Le moins que l’on puisse dire, c’est que le Parti Socialiste, qui n’en finit plus de décevoir, a le sens de la communication. Pour commencer, en qualifiant sa primaire de « Belle Alliance Populaire », il semble oublier que le gouvernement en place a contribué à creuser le fossé entre « le peuple » d’un côté et l’« élite » de l’autre. Mais passons… « le peuple » appartient à tout le monde et tout le monde s’en revendique de Mélenchon à Le Pen en passant par Fillon ou Macron. Finalement, prétendre avant même qu’elle ne soit commencée que cette primaire est « populaire » relève de la pensée magique. C’est Manuel Valls qui prétend rassembler alors qu’il a tant divisé, c’est Jean-Marc Ayrault qui se veut l’étendard des droits de l’homme et s’aplatit devant Erdogan ou Xi Jinping, c’est Bernard Cazeneuve qui cite Jaurès sur le perchoir de l’Assemblée Nationale et applique l’état d’urgence… Mais c’est aussi Richard Ferrand qui, d’échanson de la « vraie gauche », devient le lieutenant du libéral Emmanuel Macron.
« La guerre, c’est la paix. La liberté, c’est l’esclavage.
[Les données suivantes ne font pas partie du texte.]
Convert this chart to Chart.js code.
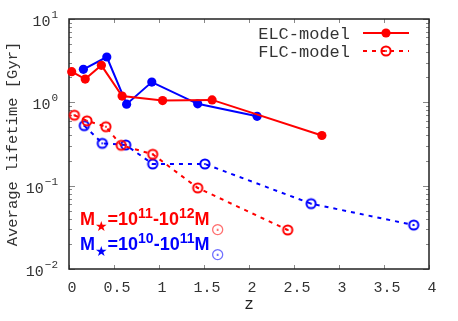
<!DOCTYPE html>
<html>
<head>
<meta charset="utf-8">
<script src="https://cdn.jsdelivr.net/npm/chart.js@4/dist/chart.umd.min.js"></script>
<style>
  html, body { margin: 0; padding: 0; background: #fff; }
  canvas { display: block; }
</style>
</head>
<body>
<canvas id="chart" width="458" height="321"></canvas>
<script>
/* ===== Data ===== */
const zElcHigh = [0.03, 0.18, 0.36, 0.59, 1.04, 1.59, 2.81];
const tElcHigh = [2.33, 1.90, 2.78, 1.19, 1.05, 1.07, 0.40];
const zElcLow  = [0.16, 0.42, 0.64, 0.92, 1.43, 2.09];
const tElcLow  = [2.49, 3.50, 0.95, 1.75, 0.96, 0.68];
const zFlcHigh = [0.06, 0.20, 0.41, 0.58, 0.93, 1.43, 2.43];
const tFlcHigh = [0.70, 0.60, 0.51, 0.305, 0.238, 0.094, 0.0294];
const zFlcLow  = [0.17, 0.37, 0.63, 0.93, 1.51, 2.69, 3.83];
const tFlcLow  = [0.525, 0.322, 0.308, 0.182, 0.182, 0.0608, 0.0337];

const xTicks = [0, 0.5, 1, 1.5, 2, 2.5, 3, 3.5, 4];
const yTicks = [0.01, 0.1, 1, 10];
const legendNames = ['ELC-model', 'FLC-model'];
const massRanges = [['11', '12'], ['10', '11']];

const RED = '#ff0000', BLUE = '#0000ff';
const MONO = '"Liberation Mono", "DejaVu Sans Mono", monospace';

const pts = (xs, ys) => xs.map((x, i) => ({ x, y: ys[i] }));

// open circle with a dot in the middle (gnuplot style)
function ring(color) {
  const c = document.createElement('canvas');
  c.width = 14; c.height = 14;
  const g = c.getContext('2d');
  g.strokeStyle = color; g.fillStyle = color; g.lineWidth = 2;
  g.beginPath(); g.arc(7, 7, 4.6, 0, Math.PI * 2); g.stroke();
  g.beginPath(); g.arc(7, 7, 1, 0, Math.PI * 2); g.fill();
  return c;
}

function solidSet(label, data, color) {
  return { label, data, borderColor: color, backgroundColor: color, borderWidth: 2,
    pointRadius: 4.6, pointBorderWidth: 0, pointStyle: 'circle', clip: false, tension: 0 };
}
function dashedSet(label, data, color) {
  return { label, data, borderColor: color, backgroundColor: color, borderWidth: 2,
    borderDash: [4, 5], pointStyle: ring(color), pointRadius: 5, clip: false, tension: 0 };
}

/* ===== Frame + inward ticks ===== */
const frame = {
  id: 'frame',
  beforeDatasetsDraw(chart) {
    const { ctx, chartArea: a, scales: { x, y } } = chart;
    ctx.save();
    ctx.strokeStyle = '#888'; ctx.lineWidth = 1;
    ctx.beginPath();
    x.ticks.forEach(t => {
      const px = Math.round(x.getPixelForValue(t.value)) + 0.5;
      ctx.moveTo(px, a.bottom); ctx.lineTo(px, a.bottom - 4);
      ctx.moveTo(px, a.top); ctx.lineTo(px, a.top + 4);
    });
    for (let e = -2; e <= 0; e++) {
      for (let m = 1; m <= 10; m++) {
        const v = m * Math.pow(10, e);
        const py = Math.round(y.getPixelForValue(v)) + 0.5;
        const len = (m === 1 || m === 10) ? 6 : 3;
        ctx.moveTo(a.left, py); ctx.lineTo(a.left + len, py);
        ctx.moveTo(a.right, py); ctx.lineTo(a.right - len, py);
      }
    }
    ctx.stroke();
    ctx.strokeStyle = '#222'; ctx.lineWidth = 1.5;
    ctx.strokeRect(a.left, a.top, a.right - a.left, a.bottom - a.top);
    ctx.restore();
  },
  afterDraw(chart) {
    const { ctx, scales: { y } } = chart;
    ctx.save();
    // y tick labels: 10^n
    y.ticks.forEach(t => {
      const ex = String(Math.round(Math.log10(t.value))).replace('-', '−');
      const py = y.getPixelForValue(t.value);
      ctx.font = '15px ' + MONO;
      const wb = ctx.measureText('10').width;
      ctx.font = '11px ' + MONO;
      const we = ctx.measureText(ex).width;
      const x0 = 58 - wb - we - 1;
      ctx.fillStyle = '#333'; ctx.textBaseline = 'alphabetic';
      ctx.font = '15px ' + MONO;
      ctx.fillText('10', x0, py + 7);
      ctx.font = '11px ' + MONO;
      ctx.fillText(ex, x0 + wb + 1, py - 1);
    });

    // legend
    const ds = chart.data.datasets;
    [[ds[0], 33], [ds[2], 51]].forEach(([d, ly]) => {
      ctx.font = '17px ' + MONO; ctx.fillStyle = '#333';
      ctx.textAlign = 'right'; ctx.textBaseline = 'middle';
      ctx.fillText(d.label, 350, ly + 1);
      ctx.strokeStyle = d.borderColor; ctx.lineWidth = 2;
      ctx.setLineDash(d.borderDash || []);
      ctx.beginPath(); ctx.moveTo(363, ly); ctx.lineTo(409, ly); ctx.stroke();
      ctx.setLineDash([]);
      if (d.pointStyle === 'circle') {
        ctx.fillStyle = d.borderColor;
        ctx.beginPath(); ctx.arc(386, ly, 4.6, 0, Math.PI * 2); ctx.fill();
      } else {
        ctx.drawImage(d.pointStyle, 386 - 7, ly - 7);
      }
    });

    // mass-range annotations
    ctx.textAlign = 'left'; ctx.textBaseline = 'alphabetic';
    const main = 'bold 18px "Liberation Sans", Arial, sans-serif';
    const sup = 'bold 14px "Liberation Sans", Arial, sans-serif';
    const star = '14px "DejaVu Sans", sans-serif';
    const sun = '17px "DejaVu Sans", sans-serif';
    [[RED, '#ff7070', 225, massRanges[0]], [BLUE, '#7070ff', 250, massRanges[1]]].forEach(([col, light, by, [e1, e2]]) => {
      let cx = 80;
      const put = (t, f, dy, c) => {
        ctx.font = f; ctx.fillStyle = c || col;
        ctx.fillText(t, cx, by + dy);
        cx += ctx.measureText(t).width;
      };
      put('M', main, 0); put('★', star, 6); put('=10', main, 0); put(e1, sup, -7);
      put('-10', main, 0); put(e2, sup, -7); put('M', main, 0);
      cx += 1; put('⊙', sun, 10, light);
    });
    ctx.restore();
  }
};

new Chart(document.getElementById('chart'), {
  type: 'line',
  data: {
    datasets: [
      solidSet(legendNames[0], pts(zElcHigh, tElcHigh), RED),
      solidSet('', pts(zElcLow, tElcLow), BLUE),
      dashedSet(legendNames[1], pts(zFlcHigh, tFlcHigh), RED),
      dashedSet('', pts(zFlcLow, tFlcLow), BLUE)
    ]
  },
  options: {
    responsive: false,
    animation: false,
    devicePixelRatio: 1,
    layout: { padding: { top: 19, right: 29, left: 0, bottom: 0 } },
    plugins: { legend: { display: false }, tooltip: { enabled: false } },
    scales: {
      x: {
        type: 'linear', min: 0, max: 4,
        afterBuildTicks: s => { s.ticks = xTicks.map(v => ({ value: v })); },
        afterFit: s => { s.height = 52; },
        grid: { display: false }, border: { display: false },
        ticks: { color: '#333', font: { family: MONO, size: 15 }, padding: 2, labelOffset: 3, maxRotation: 0,
          callback: v => String(v) },
        title: { display: true, text: 'z', color: '#222', font: { family: MONO, size: 16 }, padding: { top: 0, bottom: 7 } }
      },
      y: {
        type: 'logarithmic', min: 0.01, max: 10,
        afterBuildTicks: s => { s.ticks = yTicks.map(v => ({ value: v })); },
        afterFit: s => { s.width = 69; },
        grid: { display: false }, border: { display: false },
        ticks: { display: false },
        title: { display: true, text: 'Average lifetime [Gyr]', color: '#333', font: { family: MONO, size: 15.5 }, padding: { top: 4, bottom: 0 } }
      }
    }
  },
  plugins: [frame]
});
</script>
</body>
</html>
L’ignorance, c’est la force », écrivait George Orwell dans 1984. L’inversion des valeurs est en marche et on se demande si les responsables socialistes y croient vraiment eux-mêmes ! La communication réussit la prouesse de faire dire n’importe quoi à n’importe qui : Trotsky vend des ailes de poulet et Marine Le Pen utilise Jaurès pour ses affiches.
Mais ne nous égarons pas et revenons à cette primaire de « la gauche » : le clou de cette communication, c’est sans doute le visuel choisi. Alors que les bonnets rouges ont été conspués jusqu’à Paris, qu’ils symbolisaient l’aliénation au patronat, ceux que certains prétendaient manipulés par la droite et l’extrême-droite, à ceux-là la primaire socialiste leur emprunte le bonnet ! La cerise sur le gâteau ! L’ultime plaisanterie ! Les communicants parisiens ont sûrement compris que ces « ploucs » étaient bien plus « populaires » (du moins en Bretagne) que ne le sont les ministres, mais gageons que les militants socialistes bretons vont goûter moyennement cette blague.
Bonnets blancs et blancs bonnets : après la primaire des Républicains qui a envahi nos postes de télévision ou de radio, une courte page de publicité (Noël) avant de laisser place à la primaire des socialistes ! Vivement que ça se termine…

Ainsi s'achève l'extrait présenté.